The orchestra's high standing led to its first commercial recordings in nearly 20 years:
Wagner's complete Ring cycle, conducted by James Levine. Recorded by Deutsche
Grammophon over a period of three years, Das Rheingold, Die Walküre, and
Götterdämmerung were winners of an unprecedented three consecutive Grammy
Awards in 1989, 1990, and 1991 for Best Opera Recording. Other recordings under Maestro
Levine include L'Elisir d'amore, Idomeneo, Le Nozze di Figaro,
Der fliegende Holländer, Parsifal, Erwartung, Manon
Lescaut, and seven Verdi operas. Maestro Levine has also led the orchestra for
recordings of Wagner overtures, Verdi ballet music, an all-Berg disc with Renée Fleming,
and aria albums with Bryn Terfel, Kathleen Battle, and Ms. Fleming. The orchestra's first
symphonic recordings are pairings of Mussorgsky's Pictures at an Exhibition with
Stravinsky's Le Sacre du printemps; Beethoven's "Eroica" with Schubert's
"Unfinished" symphonies; and Richard Strauss's Don Quixote and Tod und
Music Director James Levine has developed a relationship with the Metropolitan Opera that
is unparalleled in its history and unique in the musical world today. Since his company
debut in 1971, he has led nearly 2,500 performances of 85 operas at the Met, both in New
York and on tour. Next season, he returns to the company to conduct the new production of
Falstaff and revivals of Così fan tutte and Wozzeck.
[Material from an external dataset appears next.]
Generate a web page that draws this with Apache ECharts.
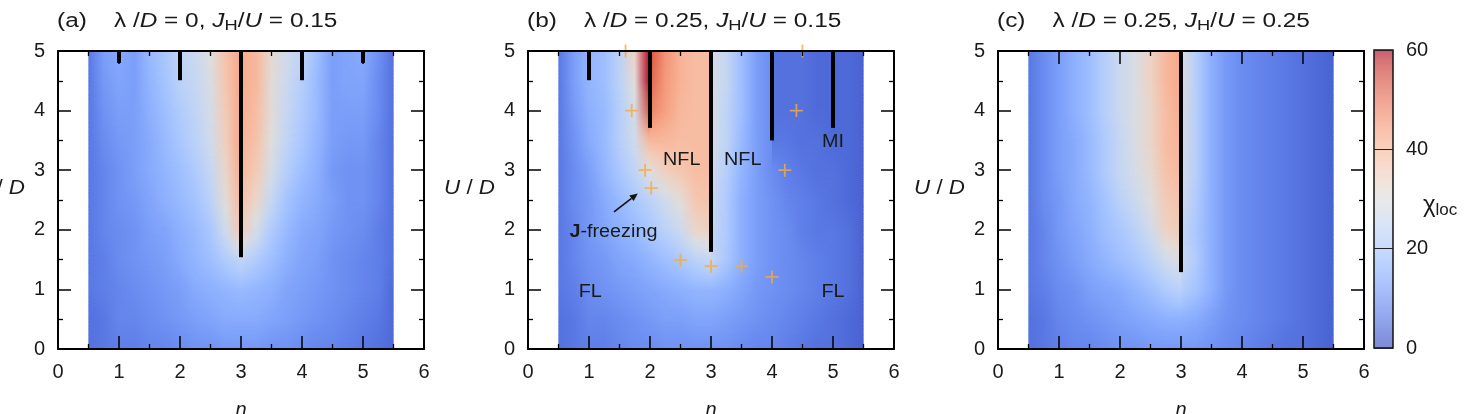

He also returns to Carnegie Hall for three concerts with the MET Orchestra.
Maestro Levine inaugurated the Metropolitan Opera Presents television series
for PBS in 1977, founded the Met's Lindemann Young Artist Development Program in 1980, and
returned Wagner's complete Ring to the repertoire in 1989 (in the first integral
cycles in 50 years at the Met). He and the MET Orchestra began touring in concert in 1991,
and since then have performed around the world, including at Expo '92 in Seville, in Japan,
across the United States and Europe, and regularly during and after the opera season here
at Carnegie Hall.
In addition to his responsibilities at the Met, Mr. Levine has been a distinguished
pianist and an active and avid recital collaborator, especially in lieder and song
repertoire. He began accompanying such artists as Jennie Tourel, Hans Hotter, and Eleanor
Steber more than 50 years ago, and has since given recitals with most of the great singers
of our time. He was music director of the Ravinia Festival (summer home to the Chicago
Symphony Orchestra) from 1973 to 1993, chief conductor of the Munich Philharmonic Orchestra
from 1999 to 2004, and music director of the Verbier Festival Youth Orchestra from 2000 to
2004. He was also music director of the Boston Symphony Orchestra from 2004 to 2011.
Between 1996 to 2000, Mr. Levine led more than a dozen concerts on the "Three Tenors" World
Tour, and he was conductor of the Chicago Symphony Orchestra for the soundtrack of Disney's
Fantasia 2000. He has conducted every major orchestra in America and Europe.